start Data section

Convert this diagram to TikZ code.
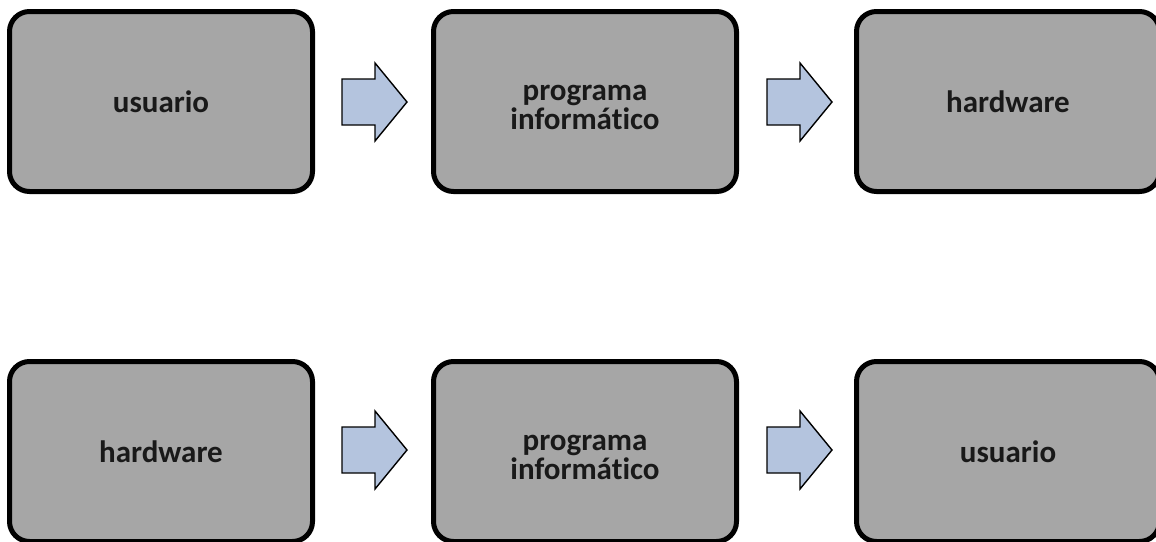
\documentclass[tikz,border=0pt]{standalone}
\usepackage{fontspec}
\setmainfont[Ligatures=NoCommon]{Carlito}
\definecolor{boxgray}{HTML}{A6A6A6}
\definecolor{arrowblue}{HTML}{B4C4DE}
\newcommand{\topstrut}{\rule{0pt}{27pt}}
\begin{document}
\begin{tikzpicture}[x=1pt,y=-1pt,
  blockbox/.style={draw=black, fill=boxgray, line width=5pt, rounded corners=20pt,
    minimum width=303pt, minimum height=180pt, inner sep=0pt, align=center,
    font=\fontsize{31pt}{28.6pt}\selectfont\bfseries, text=black!90},
  blockarrow/.style={draw=black, fill=arrowblue, line width=1.4pt, line join=miter}]
\useasboundingbox (0,0) rectangle (1156,541);
\clip (0,0) rectangle (1156,541);
% top row
\node[blockbox] (u1) at (161,101.5) {usuario};
\node[blockbox] (p1) at (585,101.5) {\topstrut programa\\informático};
\node[blockbox] (h1) at (1008,101.5) {hardware};
% bottom row
\node[blockbox] (h2) at (161,451.5) {hardware};
\node[blockbox] (p2) at (585,451.5) {\topstrut programa\\informático};
\node[blockbox] (u2) at (1008,451.5) {usuario};
% block arrows
\newcommand{\blockarr}[2]{%
  \draw[blockarrow] (#1,#2-23) -- (#1+33,#2-23) -- (#1+33,#2-39) -- (#1+65,#2)
    -- (#1+33,#2+39) -- (#1+33,#2+23) -- (#1,#2+23) -- cycle;}
\blockarr{342}{102}
\blockarr{767}{102}
\blockarr{342}{450}
\blockarr{767}{450}
\end{tikzpicture}
\end{document}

end Data section

§ Challenge: Go through the data above and transcribe it in full, omitting any image.

§ Solved problem:
Convert this diagram to TikZ code.
\documentclass[tikz,border=0pt]{standalone}
\usepackage{fontspec}
\setmainfont[Ligatures=NoCommon]{Carlito}
\definecolor{boxgray}{HTML}{A6A6A6}
\definecolor{arrowblue}{HTML}{B4C4DE}
\newcommand{\topstrut}{\rule{0pt}{27pt}}
\begin{document}
\begin{tikzpicture}[x=1pt,y=-1pt,
  blockbox/.style={draw=black, fill=boxgray, line width=5pt, rounded corners=20pt,
    minimum width=303pt, minimum height=180pt, inner sep=0pt, align=center,
    font=\fontsize{31pt}{28.6pt}\selectfont\bfseries, text=black!90},
  blockarrow/.style={draw=black, fill=arrowblue, line width=1.4pt, line join=miter}]
\useasboundingbox (0,0) rectangle (1156,541);
\clip (0,0) rectangle (1156,541);
% top row
\node[blockbox] (u1) at (161,101.5) {usuario};
\node[blockbox] (p1) at (585,101.5) {\topstrut programa\\informático};
\node[blockbox] (h1) at (1008,101.5) {hardware};
% bottom row
\node[blockbox] (h2) at (161,451.5) {hardware};
\node[blockbox] (p2) at (585,451.5) {\topstrut programa\\informático};
\node[blockbox] (u2) at (1008,451.5) {usuario};
% block arrows
\newcommand{\blockarr}[2]{%
  \draw[blockarrow] (#1,#2-23) -- (#1+33,#2-23) -- (#1+33,#2-39) -- (#1+65,#2)
    -- (#1+33,#2+39) -- (#1+33,#2+23) -- (#1,#2+23) -- cycle;}
\blockarr{342}{102}
\blockarr{767}{102}
\blockarr{342}{450}
\blockarr{767}{450}
\end{tikzpicture}
\end{document}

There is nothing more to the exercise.